I am looking to build up a new bike for the 2010/2011 cross season and I have narrowed my frame choices down to the 2011 Kona Jake the Snake and the 2010 Kona Major Jake. I am looking to build a good durable race bike and I want to keep the total cost around ~$1600. I have most of my components already chosen but I cannot decide on the frame. 
The 2011 JTS is $480 shipped without a headset and the 2010 Major Jake is $680 shipped with a headset and has a better fork, an alpha c20. With the final build of the Major Jake being about $100 more my question is then which is a better buy, the scandium major jake or the JTS which now has a tapered head tube and BB30 bb? Thanks in advance.

Here is a link to the 2011 Kona JTS for convenience: 
http://www.konaworld.com/bike.cfm?conte ... _the_snake


----------



## mopartodd (Dec 1, 2010)

IMO, the Major Jake would be the way to go. The frame material and better fork would be the difference to me. Too, I see alot of complaints about the BB30 BB for CX.


----------



## shomyoface (Nov 24, 2007)

mopartodd said:


> IMO, the Major Jake would be the way to go. The frame material and better fork would be the difference to me. Too, I see alot of complaints about the BB30 BB for CX.


I think you see lots of complaints about SRAM BB300 bearings...........with Phil Wood grease they are good.

I have an '11 JTS and the new fork is way stiffer than the Alpha Q.......


----------



## mopartodd (Dec 1, 2010)

shomyoface said:


> I think you see lots of complaints about SRAM BB300 bearings...........with Phil Wood grease they are good.
> 
> I have an '11 JTS and the new fork is way stiffer than the Alpha Q.......


You've ridden both forks I guess? I'm a heavy rider and have not had any complaints on the rigidity of the Alpha Q CX fork, but this is the only full carbon fork I have experience with.


----------



## Guymk (Mar 27, 2009)

shomyoface said:


> I think you see lots of complaints about SRAM BB300 bearings...........with Phil Wood grease they are good.
> 
> I have an '11 JTS and the new fork is way stiffer than the Alpha Q.......

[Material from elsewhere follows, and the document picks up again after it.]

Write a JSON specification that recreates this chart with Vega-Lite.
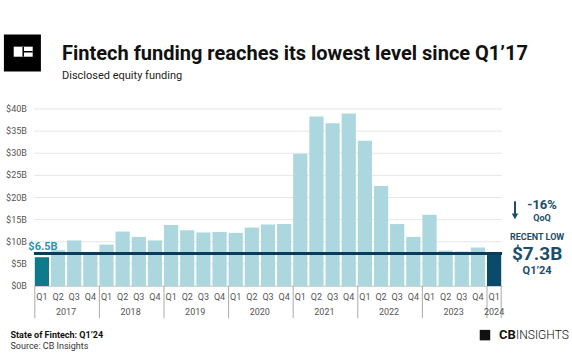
{
  "$schema": "https://vega.github.io/schema/vega-lite/v6.json",
  "autosize": "none",
  "width": 468,
  "height": 177,
  "padding": {"left": 34, "top": 109, "right": 70, "bottom": 78},
  "background": "white",
  "config": {
    "font": "Roboto",
    "view": {"stroke": null}
  },
  "resolve": {"axis": {"y": "independent"}},
  "title": {
    "text": "Fintech funding reaches its lowest level since Q1’17",
    "subtitle": "Disclosed equity funding",
    "anchor": "start",
    "frame": "group",
    "dx": 28,
    "offset": -46,
    "font": "Roboto",
    "fontSize": 20,
    "fontWeight": "bold",
    "color": "#111111",
    "subtitleFont": "Roboto",
    "subtitleFontSize": 11,
    "subtitleColor": "#222222",
    "subtitlePadding": 6
  },
  "datasets": {
    "funding": [
      {"q": "2017 Q1", "v": 6.5}, {"q": "2017 Q2", "v": 8.1}, {"q": "2017 Q3", "v": 10.3}, {"q": "2017 Q4", "v": 7.7},
      {"q": "2018 Q1", "v": 9.35}, {"q": "2018 Q2", "v": 12.3}, {"q": "2018 Q3", "v": 11.1}, {"q": "2018 Q4", "v": 10.3},
      {"q": "2019 Q1", "v": 13.8}, {"q": "2019 Q2", "v": 12.6}, {"q": "2019 Q3", "v": 12.1}, {"q": "2019 Q4", "v": 12.2},
      {"q": "2020 Q1", "v": 12.0}, {"q": "2020 Q2", "v": 13.2}, {"q": "2020 Q3", "v": 13.9}, {"q": "2020 Q4", "v": 14.0},
      {"q": "2021 Q1", "v": 29.9}, {"q": "2021 Q2", "v": 38.3}, {"q": "2021 Q3", "v": 36.8}, {"q": "2021 Q4", "v": 39.0},
      {"q": "2022 Q1", "v": 32.8}, {"q": "2022 Q2", "v": 22.6}, {"q": "2022 Q3", "v": 14.0}, {"q": "2022 Q4", "v": 11.1},
      {"q": "2023 Q1", "v": 16.1}, {"q": "2023 Q2", "v": 8.0}, {"q": "2023 Q3", "v": 7.8}, {"q": "2023 Q4", "v": 8.7},
      {"q": "2024 Q1", "v": 7.3}
    ],
    "ticks": [
      {"t": 0, "lab": "$0B"}, {"t": 5, "lab": "$5B"}, {"t": 10, "lab": "$10B"}, {"t": 15, "lab": "$15B"},
      {"t": 20, "lab": "$20B"}, {"t": 25, "lab": "$25B"}, {"t": 30, "lab": "$30B"}, {"t": 35, "lab": "$35B"},
      {"t": 40, "lab": "$40B"}
    ]
  },
  "data": {"name": "funding"},
  "layer": [
    {
      "data": {"name": "ticks"},
      "mark": {"type": "rule", "color": "#e6e6e6", "strokeWidth": 1},
      "encoding": {"y": {"field": "t", "type": "quantitative", "axis": null}}
    },
    {
      "mark": {"type": "bar"},
      "encoding": {
        "x": {
          "field": "q", "type": "ordinal", "sort": null,
          "scale": {"paddingInner": 0.12, "paddingOuter": 0.05},
          "axis": {
            "title": "State of Fintech: Q1’24",
            "titleFont": "Roboto", "titleFontSize": 9, "titleFontWeight": "bold", "titleColor": "#111111",
            "titleAnchor": "start", "titleAlign": "left", "titleBaseline": "middle",
            "titleX": -24, "titleY": 48,
            "labelExpr": "split(datum.label, ' ')[1]",
            "labelAngle": 0, "labelFontSize": 9, "labelColor": "#555555", "labelPadding": 6,
            "ticks": false, "tickSize": 0, "domainColor": "#bbbbbb"
          }
        },
        "y": {
          "field": "v", "type": "quantitative",
          "scale": {"domain": [0, 40]},
          "axis": {
            "title": "Source: CB Insights",
            "titleFont": "Roboto", "titleFontSize": 9, "titleFontWeight": "normal", "titleColor": "#333333",
            "titleAngle": 0, "titleAlign": "left", "titleBaseline": "middle",
            "titleX": -24, "titleY": 236,
            "labels": false, "grid": false, "ticks": false, "domain": false
          }
        },
        "color": {
          "condition": [
            {"test": "datum.q == '2017 Q1'", "value": "#0e7a8c"},
            {"test": "datum.q == '2024 Q1'", "value": "#0b4a68"}
          ],
          "value": "#acd7df"
        }
      }
    },
    {
      "data": {"name": "ticks"},
      "mark": {"type": "text", "fontSize": 9, "color": "#555555", "align": "right", "baseline": "middle", "dx": -15},
      "encoding": {
        "x": {"datum": "2017 Q1", "type": "ordinal"},
        "y": {"field": "t", "type": "quantitative", "axis": null},
        "text": {"field": "lab"}
      }
    },
    {
      "transform": [{"filter": "indexof(datum.q, 'Q1') >= 0"}],
      "mark": {"type": "rule", "color": "#aaaaaa", "strokeWidth": 1},
      "encoding": {
        "x": {"field": "q", "type": "ordinal", "sort": null, "bandPosition": 0},
        "y": {"datum": 0, "axis": null},
        "y2": {"datum": -7.3}
      }
    },
    {
      "transform": [{"filter": "datum.q == '2024 Q1'"}],
      "mark": {"type": "rule", "color": "#aaaaaa", "strokeWidth": 1},
      "encoding": {
        "x": {"field": "q", "type": "ordinal", "sort": null, "bandPosition": 1},
        "y": {"datum": 0, "axis": null},
        "y2": {"datum": -7.3}
      }
    },
    {
      "transform": [
        {"filter": "indexof(datum.q, 'Q2') >= 0"},
        {"calculate": "substring(datum.q, 0, 4)", "as": "yr"}
      ],
      "mark": {"type": "text", "fontSize": 9, "color": "#555555", "baseline": "middle"},
      "encoding": {
        "x": {"field": "q", "type": "ordinal", "sort": null, "bandPosition": 1.06},
        "y": {"datum": -5.8, "axis": null},
        "text": {"field": "yr"}
      }
    },
    {
      "transform": [
        {"filter": "datum.q == '2024 Q1'"},
        {"calculate": "substring(datum.q, 0, 4)", "as": "yr"}
      ],
      "mark": {"type": "text", "fontSize": 9, "color": "#555555", "baseline": "middle"},
      "encoding": {
        "x": {"field": "q", "type": "ordinal", "sort": null, "bandPosition": 0.5},
        "y": {"datum": -5.8, "axis": null},
        "text": {"field": "yr"}
      }
    },
    {
      "mark": {"type": "rule", "color": "#0b3d5a", "strokeWidth": 2},
      "encoding": {"y": {"datum": 7.3, "axis": null}}
    },
    {
      "transform": [{"filter": "datum.q == '2017 Q1'"}],
      "mark": {"type": "text", "fontSize": 11, "fontWeight": "bold", "color": "#2a93ab", "baseline": "bottom", "dy": -2, "dx": 1},
      "encoding": {
        "x": {"field": "q", "type": "ordinal", "sort": null},
        "y": {"datum": 7.3, "axis": null},
        "text": {"value": "$6.5B"}
      }
    },
    {
      "transform": [{"filter": "datum.q == '2024 Q1'"}],
      "resolve": {"axis": {"y": "independent"}},
      "layer": [
        {
          "mark": {"type": "text", "fontSize": 13, "fontWeight": "bold", "color": "#1e4d6b", "baseline": "middle", "dx": 48},
          "encoding": {"x": {"field": "q", "type": "ordinal", "sort": null}, "y": {"datum": 18.3, "axis": null}, "text": {"value": "-16%"}}
        },
        {
          "mark": {"type": "text", "fontSize": 9, "fontWeight": "bold", "color": "#1e4d6b", "baseline": "middle", "dx": 48},
          "encoding": {"x": {"field": "q", "type": "ordinal", "sort": null}, "y": {"datum": 15.4, "axis": null}, "text": {"value": "QoQ"}}
        },
        {
          "mark": {"type": "point", "shape": "M0,-1L0,0.45", "filled": false, "size": 324, "stroke": "#1e4d6b", "strokeWidth": 2, "opacity": 1},
          "encoding": {"x": {"field": "q", "type": "ordinal", "sort": null}, "xOffset": {"value": 28}, "y": {"datum": 17.1, "axis": null}}
        },
        {
          "mark": {"type": "point", "shape": "M-0.36,0.35L0.36,0.35L0,1Z", "filled": true, "size": 324, "color": "#1e4d6b", "opacity": 1},
          "encoding": {"x": {"field": "q", "type": "ordinal", "sort": null}, "xOffset": {"value": 28}, "y": {"datum": 17.1, "axis": null}}
        },
        {
          "mark": {"type": "text", "fontSize": 9, "fontWeight": "bold", "color": "#1e4d6b", "baseline": "middle", "dx": 43},
          "encoding": {"x": {"field": "q", "type": "ordinal", "sort": null}, "y": {"datum": 11.1, "axis": null}, "text": {"value": "RECENT LOW"}}
        },
        {
          "mark": {"type": "text", "fontSize": 19, "fontWeight": "bold", "color": "#1e4d6b", "baseline": "middle", "dx": 43},
          "encoding": {"x": {"field": "q", "type": "ordinal", "sort": null}, "y": {"datum": 7.3, "axis": null}, "text": {"value": "$7.3B"}}
        },
        {
          "mark": {"type": "text", "fontSize": 11, "fontWeight": "bold", "color": "#1e4d6b", "baseline": "middle", "dx": 43},
          "encoding": {"x": {"field": "q", "type": "ordinal", "sort": null}, "y": {"datum": 3.46, "axis": null}, "text": {"value": "Q1’24"}}
        },
        {
          "mark": {"type": "point", "shape": "square", "filled": true, "size": 110, "color": "#111111", "opacity": 1},
          "encoding": {"x": {"field": "q", "type": "ordinal", "sort": null}, "xOffset": {"value": -2}, "y": {"datum": -11.1, "axis": null}}
        },
        {
          "mark": {"type": "text", "fontSize": 13, "fontWeight": "bold", "color": "#111111", "baseline": "middle", "align": "left", "dx": 5},
          "encoding": {"x": {"field": "q", "type": "ordinal", "sort": null}, "y": {"datum": -11.1, "axis": null}, "text": {"value": "CB"}}
        },
        {
          "mark": {"type": "text", "fontSize": 12, "fontWeight": 300, "color": "#111111", "baseline": "middle", "align": "left", "dx": 22},
          "encoding": {"x": {"field": "q", "type": "ordinal", "sort": null}, "y": {"datum": -11.1, "axis": null}, "text": {"value": "INSIGHTS"}}
        }
      ]
    },
    {
      "transform": [{"filter": "datum.q == '2017 Q1'"}],
      "resolve": {"axis": {"y": "independent"}},
      "layer": [
        {
          "mark": {"type": "point", "shape": "square", "filled": true, "size": 1369, "color": "#000000", "opacity": 1},
          "encoding": {"x": {"field": "q", "type": "ordinal", "sort": null}, "xOffset": {"value": -12.4}, "y": {"datum": 52.65, "axis": null}}
        },
        {
          "mark": {"type": "point", "shape": "M-1,-0.53L1,-0.53L1,0.53L-1,0.53Z", "filled": true, "size": 361, "color": "#ffffff", "opacity": 1},
          "encoding": {"x": {"field": "q", "type": "ordinal", "sort": null}, "xOffset": {"value": -11.6}, "y": {"datum": 52.95, "axis": null}}
        },
        {
          "mark": {"type": "point", "shape": "M0,-0.53L0,0.53M0,0L1,0", "filled": false, "size": 361, "stroke": "#000000", "strokeWidth": 1.5, "opacity": 1},
          "encoding": {"x": {"field": "q", "type": "ordinal", "sort": null}, "xOffset": {"value": -11.6}, "y": {"datum": 52.95, "axis": null}}
        }
      ]
    }
  ]
}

Thats good to hear. I have been leaning towards the JTS, its cheaper and in my opinion is better looking than the brushed silver version of the major jake. As far as the bb30 bb goes do you mean that if you install the bb30 bearings with phil wood greasenthat they are just as good as normal outboard bb bearings? 
How did you build yours up and what does it weigh? I am not too concerned with weight i just woukd like to get mine under 20lbs. Also what is your general opinion on the riding characteristics and handling? I apologiye for asking so many questions but there are very few reviews out there for the 2011jts. Thanks in advance.


----------